WHAT YOU HAVE TO DO:
Starting at the first line of the data, please print exactly those lines through the one that holds "import matplotlib.pyplot as plt", omitting every picture.

Data records:
---

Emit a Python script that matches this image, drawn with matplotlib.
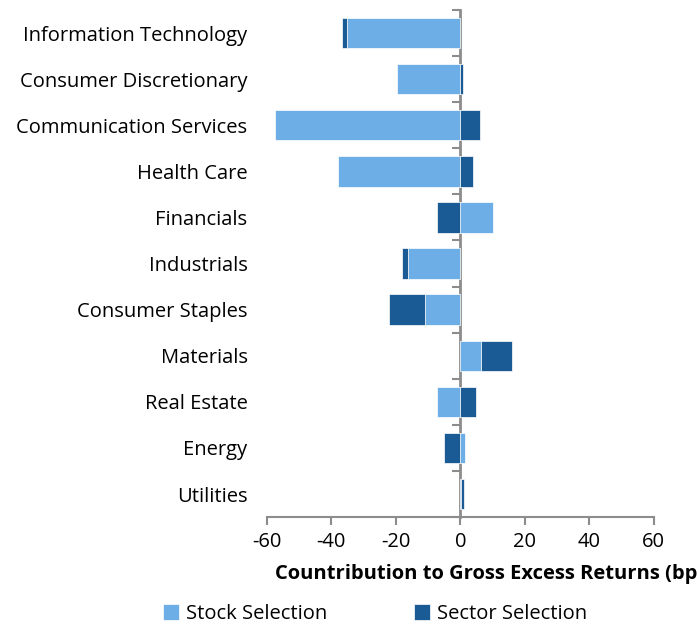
import numpy as np
import matplotlib
matplotlib.use('Agg')
import matplotlib.pyplot as plt

sectors = ['Information Technology', 'Consumer Discretionary', 'Communication Services',
           'Health Care', 'Financials', 'Industrials', 'Consumer Staples', 'Materials',
           'Real Estate', 'Energy', 'Utilities']
stock_sel = [-35.2, -19.6, -57.4, -38.0, 10.1, -16.1, -11.1, 6.3, -7.2, 1.5, 0.2]
sector_sel = [-1.5, 0.7, 6.2, 4.0, -7.3, -1.9, -10.9, 9.8, 4.8, -5.1, 0.9]

light = '#6daee6'
dark = '#1a5b96'
grey = '#8c8c8c'

plt.rcParams['font.family'] = ['Open Sans', 'DejaVu Sans']
plt.rcParams['axes.unicode_minus'] = False
fs = 14.5

fig = plt.figure(figsize=(6.97, 6.26), dpi=100)
ax = fig.add_axes([0.383, 0.174, 0.555, 0.810])

y = np.arange(len(sectors))
stock = np.array(stock_sel)
sector = np.array(sector_sel)
# stack sector selection onto stock selection when same sign
left = np.where(np.sign(stock) == np.sign(sector), stock, 0)

ax.barh(y, stock, height=0.66, color=light, edgecolor='white', linewidth=0.5, label='Stock Selection')
ax.barh(y, sector, left=left, height=0.66, color=dark, edgecolor='white', linewidth=0.5, label='Sector Selection')

ax.set_xlim(-60, 60)
ax.set_ylim(len(sectors) - 0.5, -0.5)
ax.set_xticks(np.arange(-60, 61, 20))
ax.set_yticks(y)
ax.set_yticklabels(sectors, fontsize=fs)
ax.tick_params(axis='y', length=0, pad=14)
ax.tick_params(axis='x', labelsize=fs, length=6, width=1.5, color=grey, pad=5)

for s in ['top', 'right', 'left']:
    ax.spines[s].set_visible(False)
ax.spines['bottom'].set_color(grey)
ax.spines['bottom'].set_linewidth(1.5)

# zero axis with category boundary ticks
zax = ax.secondary_yaxis(0.5)
zax.set_yticks(np.arange(-0.5, len(sectors), 1.0))
zax.yaxis.set_ticks_position('left')
zax.tick_params(axis='y', length=6, width=1.5, color=grey, labelleft=False, labelright=False)
for s in zax.spines.values():
    s.set_color(grey)
    s.set_linewidth(2)

fig.text(275 / 697, 1 - 574 / 626, 'Countribution to Gross Excess Returns (bps)',
         fontsize=fs, fontweight='bold', ha='left', va='center')

fig.legend(loc='center', bbox_to_anchor=(375 / 697, 1 - 614 / 626), ncol=2, frameon=False,
           fontsize=fs, handlelength=0.8, handleheight=0.8, handletextpad=0.3,
           columnspacing=4.35)

fig.savefig('out.png', dpi=100)
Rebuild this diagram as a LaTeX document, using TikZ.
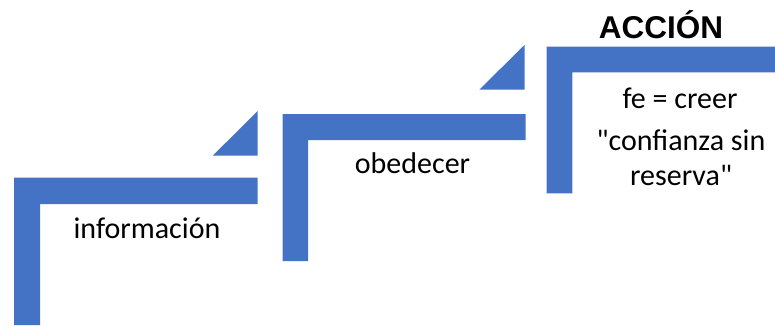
\documentclass[tikz,border=0pt]{standalone}
\usepackage{fontspec}
\setmainfont{Carlito}[Ligatures=TeXOff]
\newfontfamily\arialfont{Liberation Sans}
\definecolor{stepblue}{HTML}{4472C4}
\tikzset{
  stair/.style={fill=stepblue, draw=none},
  lbl/.style={inner sep=0pt, font=\fontsize{30}{36}\selectfont, text=black},
  ttl/.style={inner sep=0pt, font=\arialfont\bfseries\fontsize{31.5}{36}\selectfont, text=black}
}
\begin{document}
\begin{tikzpicture}[x=1pt,y=-1pt]
\useasboundingbox (0,0) rectangle (775,325);
% step 1
\fill[stair] (14,325) -- (14,177.7) -- (257.7,177.7) -- (257.7,204) -- (40,204) -- (40,325) -- cycle;
\fill[stair] (212.7,155.7) -- (257.7,111) -- (257.7,155.7) -- cycle;
% step 2
\fill[stair] (282.5,261) -- (282.5,114) -- (525.7,114) -- (525.7,140) -- (308,140) -- (308,261) -- cycle;
\fill[stair] (479.3,89.7) -- (524.5,45) -- (524.5,89.7) -- cycle;
% step 3
\fill[stair] (546.7,193.3) -- (546.7,46.7) -- (775,46.7) -- (775,72.3) -- (572.3,72.3) -- (572.3,193.3) -- cycle;
% texts
\node[lbl] (info) at (147,228) {información};
\node[lbl] (obed) at (412.5,163) {obedecer};
\node[ttl] (acc) at (661,25) {ACCIÓN};
\node[lbl] (fe) at (680,98) {fe = creer};
\node[lbl] (conf) at (681,140) {"confianza sin};
\node[lbl] (res) at (681,175) {reserva"};
\end{tikzpicture}
\end{document}
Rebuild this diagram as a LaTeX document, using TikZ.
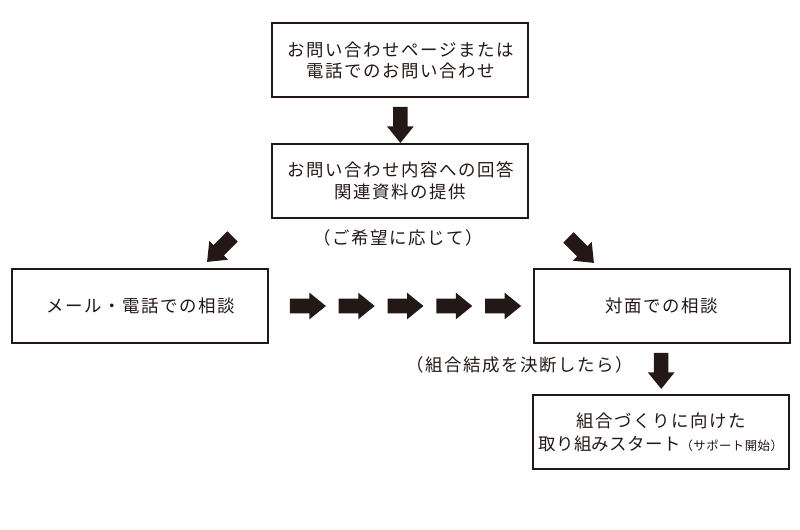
\documentclass[tikz,border=0pt]{standalone}
\usepackage{fontspec}
\setmainfont{Noto Sans CJK JP}[LetterSpace=9]
\usepackage{xcolor}
\usepackage{tikz}
\usetikzlibrary{shapes.arrows, calc}
\definecolor{ink}{HTML}{231815}

\begin{document}
\begin{tikzpicture}[
  font=\fontsize{12.4pt}{15pt}\selectfont,
  box/.style={draw=ink, line width=1.4pt, minimum width=6.4cm, minimum height=1.85cm, align=center, text=ink},
  blk/.style={single arrow, fill=ink, draw=none, inner xsep=0pt, inner ysep=0.175cm, minimum height=0.9cm, minimum width=0.65cm, single arrow head extend=0.15cm, single arrow tip angle=78, text height=0pt, text depth=0pt},
  note/.style={text=ink},
]
\useasboundingbox (0,0) rectangle (20,-13.25);
% boxes
\node[box] (b1) at (10.01,-1.5) {お問い合わせページまたは\\電話でのお問い合わせ};
\node[box] (b2) at (10.01,-4.52) {お問い合わせ内容への回答\\関連資料の提供};
\node[box] (b3) at (3.51,-7.65) {メール・電話での相談};
\node[box] (b4) at (16.54,-7.65) {対面での相談};
\node[box, font=\fontsize{12.4pt}{17pt}\selectfont] (b5) at (16.52,-10.81) {組合づくりに向けた\\{\addfontfeature{LetterSpace=2}取り組みスタート}{\fontsize{8.8pt}{10pt}\selectfont\addfontfeature{LetterSpace=4}（サポート開始）}};
% block arrows
\node[blk, rotate=-90] (v1) at ($(b1.south)!0.5!(b2.north)$) {};
\node[blk, rotate=-135] (dl) at (5.575,-6.15) {};
\node[blk, rotate=-45] (dr) at (14.45,-6.175) {};
\coordinate (hmid) at ($(b3.east)!0.5!(b4.west)$);
\foreach \i [count=\n] in {-2,...,2}{ \node[blk] (h\n) at ($(hmid)+(\i*1.22,0)$) {}; }
\node[blk, rotate=-90, xshift=-0.07cm] (v2) at ($(b4.south)!0.5!(b5.north)$) {};
% notes
\node[note] (kibou) at (9.95,-5.95) {（ご希望に応じて）};
\node[note] (kessei) at (13.0,-9.125) {（組合結成を決断したら）};
\end{tikzpicture}
\end{document}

---

SOLUTION TO THE EXERCISE:
Emit a Python script that matches this image, drawn with matplotlib.
import numpy as np
import matplotlib
matplotlib.use('Agg')
import matplotlib.pyplot as plt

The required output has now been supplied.